ANC poll losses could see economic reforms put on the back burner

Johannesburg – International market forces have started weighing in on the outcome of the recently concluded elections, with the Washington-based Institute of International Finance (IIF) warning that the heavy losses suffered by the ANC will delay the implementation of reforms.

IIF members include commercial and investment banks, asset managers, insurance companies, sovereign wealth funds, hedge funds, central banks, and development banks. Losses in recent local elections may lead to delays of critical fiscal adjustment steps.

Benjamin Hilgenstock, an economist at IIF, said the recent elections would have an impact on how the country governs going forward.

“The party suffered major losses in the November 1 local government elections, which will likely weaken President [Cyril] Ramaphosa’s standing within the ANC, raising questions about his ability to secure another term as ANC president at the party’s elective conference in December 2022,” Hilgenstock said.
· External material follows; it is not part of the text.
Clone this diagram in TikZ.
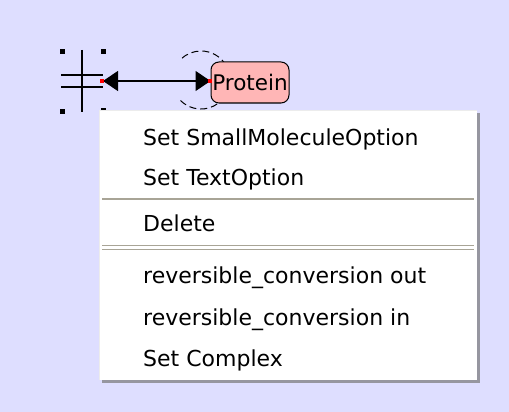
\documentclass[tikz,border=0pt]{standalone}
\usepackage{fontspec}
\setmainfont{DejaVu Sans}
\usetikzlibrary{arrows.meta}
\definecolor{bgc}{RGB}{222,222,255}
\definecolor{protfill}{RGB}{255,182,182}
\definecolor{sepc}{RGB}{168,164,150}
\definecolor{shadowc}{RGB}{150,150,160}
\definecolor{portc}{RGB}{255,0,0}
\tikzset{
  handle/.style={fill=black, minimum size=5pt, inner sep=0pt, draw=none, rectangle},
  port/.style={fill=portc, minimum size=4pt, inner sep=0pt, draw=none, rectangle},
  glyphline/.style={line width=1.6pt, black},
  protbox/.style={draw=black, fill=protfill, rounded corners=8pt, line width=1pt, minimum width=78pt, minimum height=41pt, inner sep=0pt, font=\fontsize{21.5}{24}\selectfont},
  menuitem/.style={anchor=base west, inner sep=0pt, font=\fontsize{22}{26}\selectfont},
  sepline/.style={sepc, line width=1.5pt},
  conn/.style={line width=1.3pt, {Triangle[length=15pt,width=20pt]}-{Triangle[length=15pt,width=20pt]}},
  arcline/.style={line width=1pt, dash pattern=on 7pt off 4pt}
}
\begin{document}
\begin{tikzpicture}[x=1pt,y=-1pt]
\fill[bgc] (0,0) rectangle (509,412);
\useasboundingbox (0,0) rectangle (509,412);
% small molecule glyph
\draw[glyphline] (82,50) -- (82,112);
\draw[glyphline] (61,75) -- (103,75);
\draw[glyphline] (61,87) -- (103,87);
\node[handle] (h1) at (62,52) {};
\node[handle] (h2) at (103,52) {};
\node[handle] (h3) at (62,111) {};
\node[handle] (h4) at (103,110) {};
% dashed arcs
\coordinate (arcc) at (201,80);
\draw[arcline] ([shift={(30:29pt)}]arcc) arc[start angle=30, end angle=135, radius=29pt];
\draw[arcline] ([shift={(225:29pt)}]arcc) arc[start angle=225, end angle=330, radius=29pt];
% protein
\node[protbox] (prot) at (250,82.5) {\raisebox{-2pt}{Protein}};
\coordinate (pl) at (103,81);
\draw[conn] (pl) -- (prot.west |- pl);
\node[port] (pa) at (102,81) {};
\node[port] (pb) at (210,81) {};
% menu
\fill[shadowc] (102,113) rectangle (480,383);
\fill[white] (99,110) rectangle (477,380);
\draw[white!85!gray, line width=0.8pt] (99.4,380) -- (99.4,110.4) -- (477,110.4);
\node[menuitem] (m1) at (143,145) {Set SmallMoleculeOption};
\node[menuitem] (m2) at (143,185) {Set TextOption};
\draw[sepline] (102,199) -- (474,199);
\node[menuitem] (m3) at (143,231) {Delete};
\draw[sepline] (102,245.5) -- (474,245.5);
\draw[sepline] (102,249.5) -- (474,249.5);
\node[menuitem] (m4) at (143,283) {reversible\_conversion out};
\node[menuitem] (m5) at (143,325) {reversible\_conversion in};
\node[menuitem] (m6) at (143,366) {Set Complex};
\end{tikzpicture}
\end{document}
“The disappointing outcome for the ANC makes it more likely that the government will delay unpopular decisions such as cuts to transfers and the wage bill, and may not reject further state-owned entities bailouts, which would have aimed to ease investors’ concerns over public debt sustainability.”

A number of the country’s economic centres, the City of Johannesburg, the automotive hub of Nelson Mandela Bay, and the capital city Tshwane still do not have new political leadership in place as political parties continue coalitions talks.

The South African Reserve Bank on Thursday gave a gloomy economic outlook going into 2022. While the central bank expects annual gross domestic product growth of 5.3% in 2021, it has sharply lowered its 2022 projection, from 2.3% to 1.7%, and 2023 from 2.4% to 1.8%.

A persistent problem in the economy has been the erratic power supply by Eskom. In an interview with Sunday World, Toby Iles, the director in Fitch Ratings’ sovereign team, said gradual economic normalisation following the worst of the Covid shock in 2020 and higher commodity prices were supporting growth in South Africa.

“However, electricity shortages remain a key constraint on growth, together with tight public finances. We expect medium-term growth to remain low at less than 2%, complicating fiscal consolidation.

“This assumes some easing of electricity supply constraints, given substantial progress on enlisting independent power producers to add to capacity at scale.”